I can’t decide whether to be furious with Elizabeth Hartley Winthrop’s new novel, The Why of Things, or to admire it. In some ways, it’s one of the most frustrating, unsatisfying books I’ve read this year—one giant red herring from start to finish, weaving you back and forth from possibility to guess to suspicion to almost-climax, and rarely giving you the resolutions you’re sure are coming. The book’s central mystery—a family arrives at their Cape Ann summerhouse to find a pick-up truck, dead driver and all, freshly driven into the quarry out back—seems perpetually in a state of being solved, the answers always just slightly out of grasp.

And yet: the story is also totally engrossing from start to finish. Winthrop’s scene building is captivating, her characterization intricately layered, and her ability to build tension both preternatural and Hitchcockian—the suspense accumulating so subtly that you don’t notice you’re getting wound up ‘til you put the book down to take a break and suddenly your teeth are clenched.

Here, some more information about the plot is probably necessary: the Jacobs family—novelist Joan, husband Anders, and daughters Sophie, Eve, and Eloise—have been coming to their summerhouse every year for decades. But then, in the October before the book begins, seventeen-year-old Sophie commits suicide by driving her car onto some train-tracks. So as we join the Jacobses, at the start of a new summer, each of them feels unmoored, uneasy, and the book follows them in a round-robin of close-third narration as they muddle through the days remembering their lost relative—or, more often, trying not to.
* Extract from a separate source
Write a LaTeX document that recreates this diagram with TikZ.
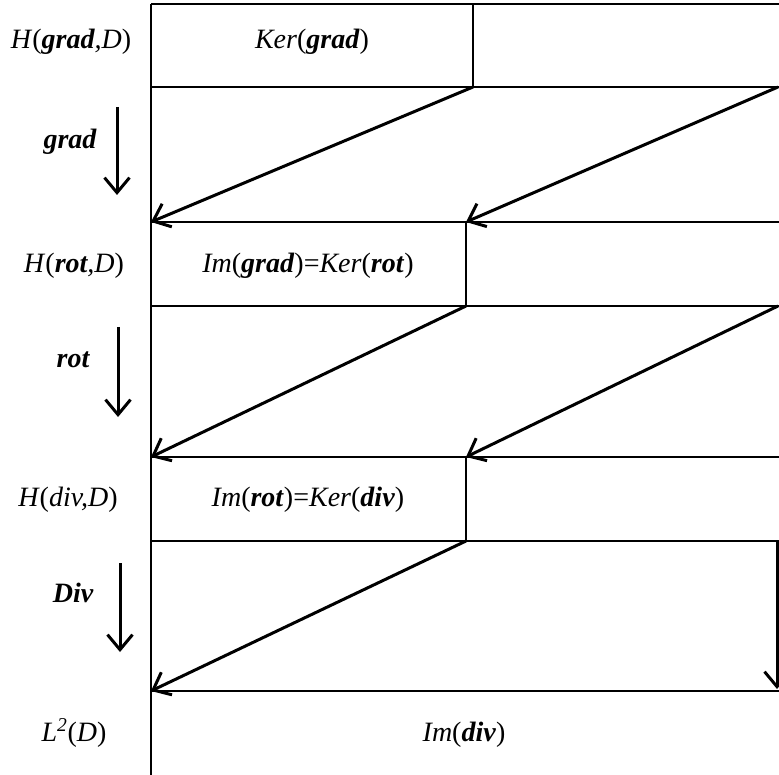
\documentclass[tikz,border=0pt]{standalone}
\usepackage{fontspec}
\setmainfont{Liberation Serif}
\usetikzlibrary{arrows.meta}
\newcommand{\myL}{\textup{(}}
\newcommand{\myR}{\textup{)}}
\begin{document}
\begin{tikzpicture}[x=1pt,y=-1pt,
  boxline/.style={line width=2.2pt},
  conn/.style={line width=3pt,-{Straight Barb[length=15pt,width=25pt,line width=3pt]}},
  lbl/.style={font=\fontsize{28}{32}\selectfont\itshape, inner sep=0pt, anchor=base}]
\useasboundingbox (0,0) rectangle (779,775);
% frame coordinates
\coordinate (L0) at (151,4);
\coordinate (Lend) at (151,775);
\coordinate (R0) at (779,4);
\coordinate (a1) at (151,87);  \coordinate (b1) at (779,87);
\coordinate (a2) at (151,222); \coordinate (b2) at (779,222);
\coordinate (a3) at (151,306); \coordinate (b3) at (779,306);
\coordinate (a4) at (151,457); \coordinate (b4) at (779,457);
\coordinate (a5) at (151,541); \coordinate (b5) at (779,541);
\coordinate (a6) at (151,691); \coordinate (b6) at (779,691);
\coordinate (d1t) at (473,4);   \coordinate (d1b) at (473,87);
\coordinate (d2t) at (466,222); \coordinate (d2b) at (466,306);
\coordinate (d3t) at (466,457); \coordinate (d3b) at (466,541);
\coordinate (rs1) at (778,87);
\coordinate (rs2) at (778,306);
\coordinate (rs3) at (777,541); \coordinate (re3) at (777,689);
% left arrow coordinates
\coordinate (g0) at (117,107); \coordinate (g1) at (117,195);
\coordinate (r0) at (118,327); \coordinate (r1) at (118,417);
\coordinate (v0) at (120,563); \coordinate (v1) at (120,652);
% frame lines
\draw[boxline] (L0) -- (Lend);
\draw[boxline] (L0) -- (R0);
\draw[boxline] (a1) -- (b1);
\draw[boxline] (a2) -- (b2);
\draw[boxline] (a3) -- (b3);
\draw[boxline] (a4) -- (b4);
\draw[boxline] (a5) -- (b5);
\draw[boxline] (a6) -- (b6);
\draw[boxline] (d1t) -- (d1b);
\draw[boxline] (d2t) -- (d2b);
\draw[boxline] (d3t) -- (d3b);
% diagonal arrows
\draw[conn] (d1b) -- (a2);
\draw[conn] (rs1) -- (d2t);
\draw[conn] (d2b) -- (a4);
\draw[conn] (rs2) -- (d3t);
\draw[conn] (d3b) -- (a6);
\draw[conn] (rs3) -- (re3);
% left arrows
\draw[conn] (g0) -- (g1);
\draw[conn] (r0) -- (r1);
\draw[conn] (v0) -- (v1);
% labels
\node[lbl] (hg) at (71,49) {H\myL\textbf{grad},D\myR};
\node[lbl] (kg) at (312,49) {Ker\myL\textbf{grad}\myR};
\node[lbl] (gl) at (70,149) {\textbf{grad}};
\node[lbl] (hr) at (74,273) {H\myL\textbf{rot},D\myR};
\node[lbl] (ig) at (308,273) {Im\myL\textbf{grad}\myR\textup{=}Ker\myL\textbf{rot}\myR};
\node[lbl] (rl) at (73,368) {\textbf{rot}};
\node[lbl] (hd) at (68,506) {H\myL div,D\myR};
\node[lbl] (ir) at (308,506) {Im\myL\textbf{rot}\myR\textup{=}Ker\myL\textbf{div}\myR};
\node[lbl] (dl) at (73,602) {\textbf{Div}};
\node[lbl] (l2) at (74,741) {L\textsuperscript{2}\myL D\myR};
\node[lbl] (id) at (464,741) {Im\myL\textbf{div}\myR};
\end{tikzpicture}
\end{document}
An obvious criticism of this setup is that it leaves a lot of opportunities for the sort of go-nowhere navel-gazing in which literary fiction is often accused of luxuriating. And sure enough, these characters know how to navel-gaze—so if you’re bored by that sort of thing, well, you’ll probably be bored here. I usually am, though, and that was not my experience of the book; the world of Winthrop’s story is just too rich to find dull. Good grief, she makes a whole scene out of Anders going through his dead daughter’s wastebasket, never emptied after the previous summer:

There is a Twizzler’s wrapper at the bottom, a balled-up Kleenex, a movie ticket stub, which when he takes it from the basket he sees is from August 12, for a matinee of Citizen Kane playing at the arts cinema in Rockport. He remembers Saul coming to pick her up that afternoon. There is a crumpled scrap of paper with doodled stars around a street address in Beverly—588 Cabot—a chewed toothpick, a broken barette.

I can’t help but respect a writer who knows her characters so well that she can not only imagine what a depressed sixteen-year-old might throw away in her summerhouse trashcan, but can also perfectly imagine how her father will react to those things a year later; it feels less like fiction than documentary. And even months after I read my ARC, I still remember that scene vividly. Surely that’s a sign that Winthrop is doing something right?

None of this, of course, undoes the fact that the book is a whole lot of red herring. But I expect that’s intentional, actually, as a kind of meta-commentary on the impossibility of resolution when you lose a child to suicide—and on a writerly level I admire Winthrop’s ability to accomplish such sophisticated textual trickery, even if on a readerly level it leaves me a little sore.

So I suppose my answer, in the end, is that I do admire The Why of Things. But consider this fair warning: you may just end up furious.